--- begin MATERIALS PROVIDED ---
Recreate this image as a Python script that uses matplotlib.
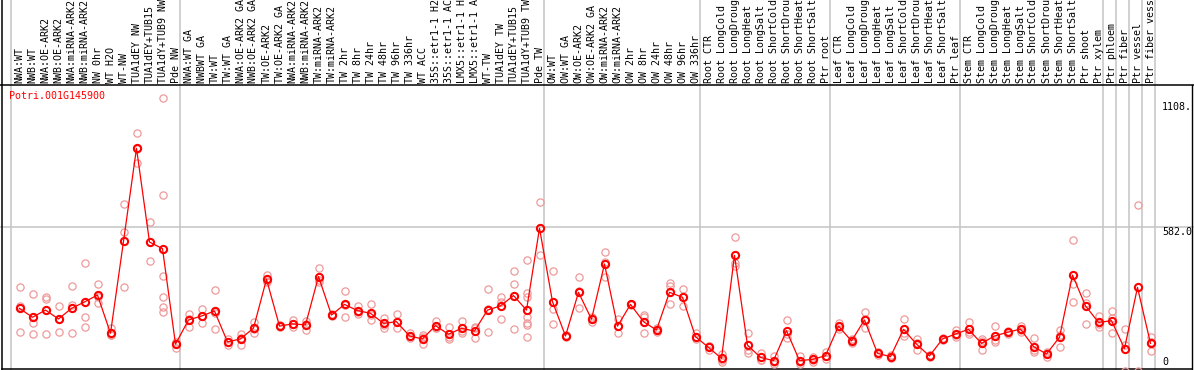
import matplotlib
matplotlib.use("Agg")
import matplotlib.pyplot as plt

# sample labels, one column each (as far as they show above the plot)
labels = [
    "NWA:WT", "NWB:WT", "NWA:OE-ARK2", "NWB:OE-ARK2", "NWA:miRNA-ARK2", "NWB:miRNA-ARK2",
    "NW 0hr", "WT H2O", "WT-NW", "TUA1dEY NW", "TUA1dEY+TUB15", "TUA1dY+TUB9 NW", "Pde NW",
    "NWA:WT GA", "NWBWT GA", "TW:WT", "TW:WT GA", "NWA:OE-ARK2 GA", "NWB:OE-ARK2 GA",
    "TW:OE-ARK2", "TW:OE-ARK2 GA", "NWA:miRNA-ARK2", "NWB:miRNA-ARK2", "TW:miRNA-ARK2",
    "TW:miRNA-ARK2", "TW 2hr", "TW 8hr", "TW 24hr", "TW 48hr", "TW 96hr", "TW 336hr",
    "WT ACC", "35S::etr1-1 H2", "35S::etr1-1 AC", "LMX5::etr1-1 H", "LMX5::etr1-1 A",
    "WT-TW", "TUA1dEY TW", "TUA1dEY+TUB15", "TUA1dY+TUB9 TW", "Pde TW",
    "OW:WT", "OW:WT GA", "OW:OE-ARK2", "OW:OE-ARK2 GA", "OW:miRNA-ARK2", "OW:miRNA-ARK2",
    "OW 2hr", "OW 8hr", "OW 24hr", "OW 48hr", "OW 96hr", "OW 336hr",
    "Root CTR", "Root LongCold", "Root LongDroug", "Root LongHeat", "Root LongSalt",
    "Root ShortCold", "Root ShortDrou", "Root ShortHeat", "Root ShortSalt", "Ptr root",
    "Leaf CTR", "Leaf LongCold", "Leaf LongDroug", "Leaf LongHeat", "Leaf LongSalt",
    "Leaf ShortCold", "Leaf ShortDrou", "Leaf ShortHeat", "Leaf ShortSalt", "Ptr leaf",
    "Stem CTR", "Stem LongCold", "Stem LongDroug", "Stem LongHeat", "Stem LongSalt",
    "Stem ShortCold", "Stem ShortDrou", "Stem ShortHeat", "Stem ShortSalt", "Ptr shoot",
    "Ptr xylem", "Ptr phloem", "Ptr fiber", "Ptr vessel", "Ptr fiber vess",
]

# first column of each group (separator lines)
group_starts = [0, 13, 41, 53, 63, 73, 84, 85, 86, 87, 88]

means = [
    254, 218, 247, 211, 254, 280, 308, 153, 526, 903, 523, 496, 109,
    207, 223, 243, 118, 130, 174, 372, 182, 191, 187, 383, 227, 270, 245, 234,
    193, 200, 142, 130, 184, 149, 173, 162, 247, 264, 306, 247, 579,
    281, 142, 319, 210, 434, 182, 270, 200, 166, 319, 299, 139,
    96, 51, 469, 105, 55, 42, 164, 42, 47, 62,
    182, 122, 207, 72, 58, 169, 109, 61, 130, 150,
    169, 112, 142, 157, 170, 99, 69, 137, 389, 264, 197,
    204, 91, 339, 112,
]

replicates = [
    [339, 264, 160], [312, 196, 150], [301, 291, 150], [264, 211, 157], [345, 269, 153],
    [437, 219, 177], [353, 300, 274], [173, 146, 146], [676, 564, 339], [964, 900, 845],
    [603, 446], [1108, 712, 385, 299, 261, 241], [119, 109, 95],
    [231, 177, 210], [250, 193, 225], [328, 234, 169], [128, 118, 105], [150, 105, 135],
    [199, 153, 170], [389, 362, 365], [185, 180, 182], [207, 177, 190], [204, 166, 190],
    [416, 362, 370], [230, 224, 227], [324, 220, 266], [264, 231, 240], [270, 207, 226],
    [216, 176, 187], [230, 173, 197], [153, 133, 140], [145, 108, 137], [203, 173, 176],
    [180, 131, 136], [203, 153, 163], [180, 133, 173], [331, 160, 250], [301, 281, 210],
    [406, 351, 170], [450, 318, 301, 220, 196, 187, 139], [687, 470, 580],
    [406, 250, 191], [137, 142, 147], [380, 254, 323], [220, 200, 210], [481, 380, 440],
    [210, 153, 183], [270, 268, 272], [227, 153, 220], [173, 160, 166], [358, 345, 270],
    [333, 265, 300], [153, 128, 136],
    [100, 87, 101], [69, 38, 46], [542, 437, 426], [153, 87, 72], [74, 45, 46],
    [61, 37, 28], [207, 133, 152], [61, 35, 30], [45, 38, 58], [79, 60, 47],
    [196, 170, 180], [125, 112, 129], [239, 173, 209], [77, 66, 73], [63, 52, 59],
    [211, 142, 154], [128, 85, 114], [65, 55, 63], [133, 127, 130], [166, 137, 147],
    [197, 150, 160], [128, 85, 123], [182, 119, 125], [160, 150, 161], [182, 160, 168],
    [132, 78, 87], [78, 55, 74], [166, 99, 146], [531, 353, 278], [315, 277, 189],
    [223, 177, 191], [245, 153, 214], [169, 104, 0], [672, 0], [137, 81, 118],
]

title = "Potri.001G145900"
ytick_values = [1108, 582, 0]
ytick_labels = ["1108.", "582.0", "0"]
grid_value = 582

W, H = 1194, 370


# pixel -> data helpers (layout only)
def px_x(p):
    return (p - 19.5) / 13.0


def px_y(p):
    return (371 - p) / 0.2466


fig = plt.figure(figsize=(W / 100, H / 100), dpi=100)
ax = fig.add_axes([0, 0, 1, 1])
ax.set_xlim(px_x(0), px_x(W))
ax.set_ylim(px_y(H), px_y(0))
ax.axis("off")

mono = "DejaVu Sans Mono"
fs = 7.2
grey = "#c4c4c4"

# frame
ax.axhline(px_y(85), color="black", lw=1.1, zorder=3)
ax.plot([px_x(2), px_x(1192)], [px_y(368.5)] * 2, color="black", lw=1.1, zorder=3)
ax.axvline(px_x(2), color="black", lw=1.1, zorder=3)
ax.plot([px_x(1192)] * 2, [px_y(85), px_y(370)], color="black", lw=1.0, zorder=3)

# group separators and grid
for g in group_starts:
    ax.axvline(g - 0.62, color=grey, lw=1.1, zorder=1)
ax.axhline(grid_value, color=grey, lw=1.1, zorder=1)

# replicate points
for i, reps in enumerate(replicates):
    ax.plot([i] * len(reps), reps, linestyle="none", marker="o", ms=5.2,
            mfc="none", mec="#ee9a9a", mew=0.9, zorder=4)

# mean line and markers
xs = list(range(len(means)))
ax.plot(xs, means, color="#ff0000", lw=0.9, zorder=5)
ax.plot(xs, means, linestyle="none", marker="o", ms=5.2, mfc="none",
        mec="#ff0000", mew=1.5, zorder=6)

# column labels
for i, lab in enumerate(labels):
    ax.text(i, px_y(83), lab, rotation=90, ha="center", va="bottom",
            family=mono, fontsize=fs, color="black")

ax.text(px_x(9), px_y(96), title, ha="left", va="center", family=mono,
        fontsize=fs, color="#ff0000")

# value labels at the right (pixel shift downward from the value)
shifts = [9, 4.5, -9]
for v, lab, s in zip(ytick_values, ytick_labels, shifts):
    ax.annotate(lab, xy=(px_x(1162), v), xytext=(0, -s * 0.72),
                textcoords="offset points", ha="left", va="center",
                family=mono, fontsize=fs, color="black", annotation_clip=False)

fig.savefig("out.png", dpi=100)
--- end MATERIALS PROVIDED ---
--- begin MATERIALS PROVIDED ---
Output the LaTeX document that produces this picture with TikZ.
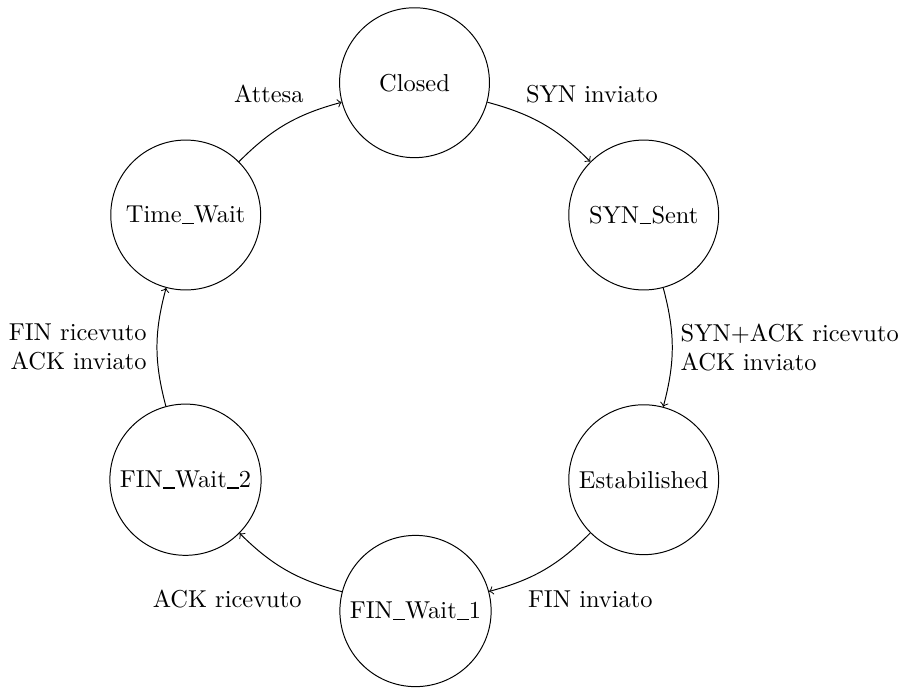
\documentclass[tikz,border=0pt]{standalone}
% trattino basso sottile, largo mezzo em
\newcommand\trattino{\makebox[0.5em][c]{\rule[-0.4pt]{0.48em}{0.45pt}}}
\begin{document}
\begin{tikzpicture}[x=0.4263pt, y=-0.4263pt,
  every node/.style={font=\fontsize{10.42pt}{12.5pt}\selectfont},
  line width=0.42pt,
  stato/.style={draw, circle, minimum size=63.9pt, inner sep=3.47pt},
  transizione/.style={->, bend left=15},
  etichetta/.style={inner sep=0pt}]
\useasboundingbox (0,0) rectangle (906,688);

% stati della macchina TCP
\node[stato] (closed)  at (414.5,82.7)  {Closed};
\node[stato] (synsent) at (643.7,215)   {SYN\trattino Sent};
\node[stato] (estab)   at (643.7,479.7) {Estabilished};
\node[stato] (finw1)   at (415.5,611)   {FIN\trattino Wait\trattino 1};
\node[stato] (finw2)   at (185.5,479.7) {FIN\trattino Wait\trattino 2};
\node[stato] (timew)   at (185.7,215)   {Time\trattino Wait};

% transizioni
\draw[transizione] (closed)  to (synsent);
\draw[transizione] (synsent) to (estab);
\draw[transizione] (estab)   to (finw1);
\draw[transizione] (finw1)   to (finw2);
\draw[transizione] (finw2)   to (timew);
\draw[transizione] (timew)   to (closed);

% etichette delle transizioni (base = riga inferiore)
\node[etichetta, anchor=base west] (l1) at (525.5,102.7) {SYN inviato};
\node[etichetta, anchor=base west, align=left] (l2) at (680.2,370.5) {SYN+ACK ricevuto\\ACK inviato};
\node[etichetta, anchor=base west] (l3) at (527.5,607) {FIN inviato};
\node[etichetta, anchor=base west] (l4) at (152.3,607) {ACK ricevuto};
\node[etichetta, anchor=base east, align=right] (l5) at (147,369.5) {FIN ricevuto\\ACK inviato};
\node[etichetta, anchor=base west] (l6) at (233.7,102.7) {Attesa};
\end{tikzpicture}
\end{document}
--- end MATERIALS PROVIDED ---
--- begin MATERIALS PROVIDED ---
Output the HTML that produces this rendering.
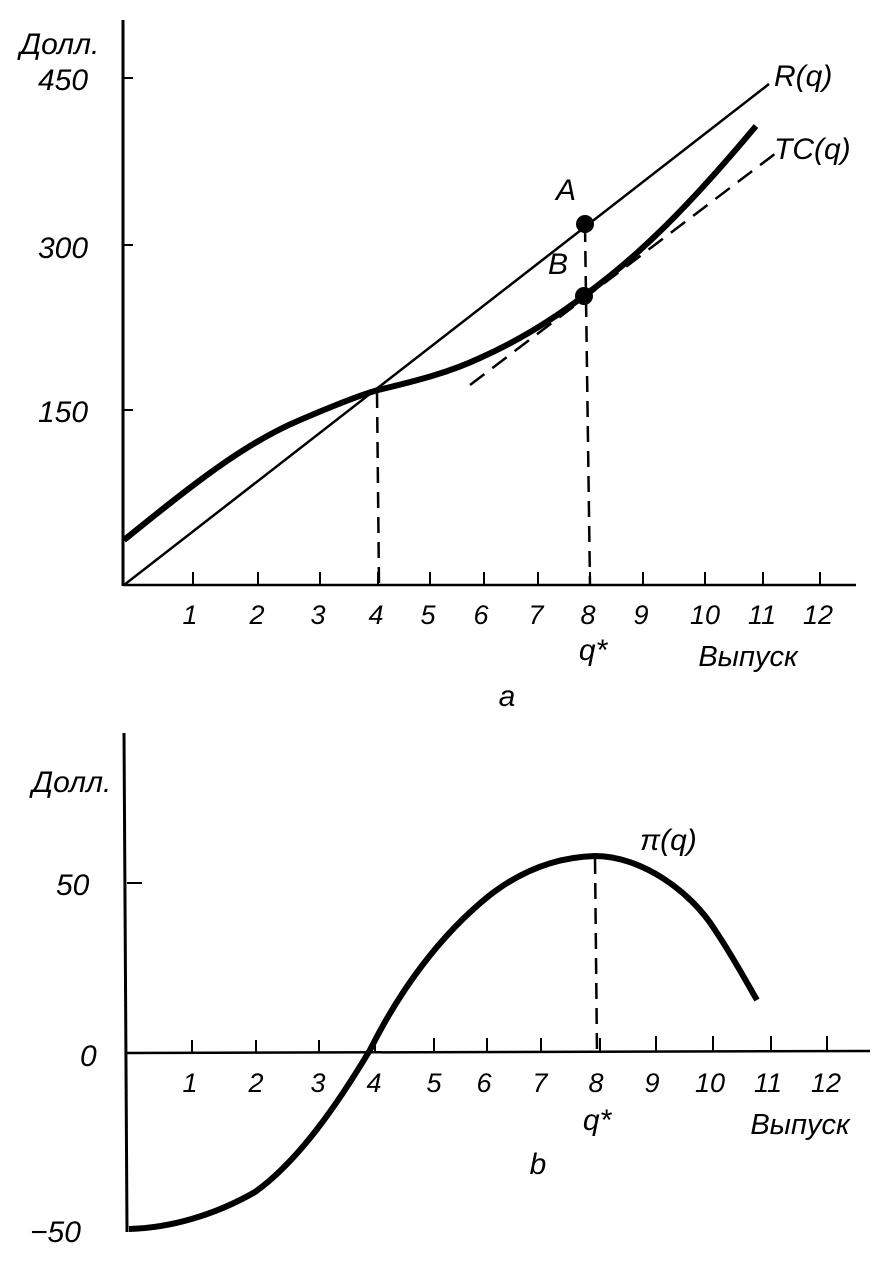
--- end MATERIALS PROVIDED ---
» EXERCISE REQUIREMENTS
Looking at the data above, show all lines where the word "this" occurs.

» TASK RESULT
Recreate this image as a Python script that uses matplotlib.
Output the LaTeX document that produces this picture with TikZ.
Output the HTML that produces this rendering.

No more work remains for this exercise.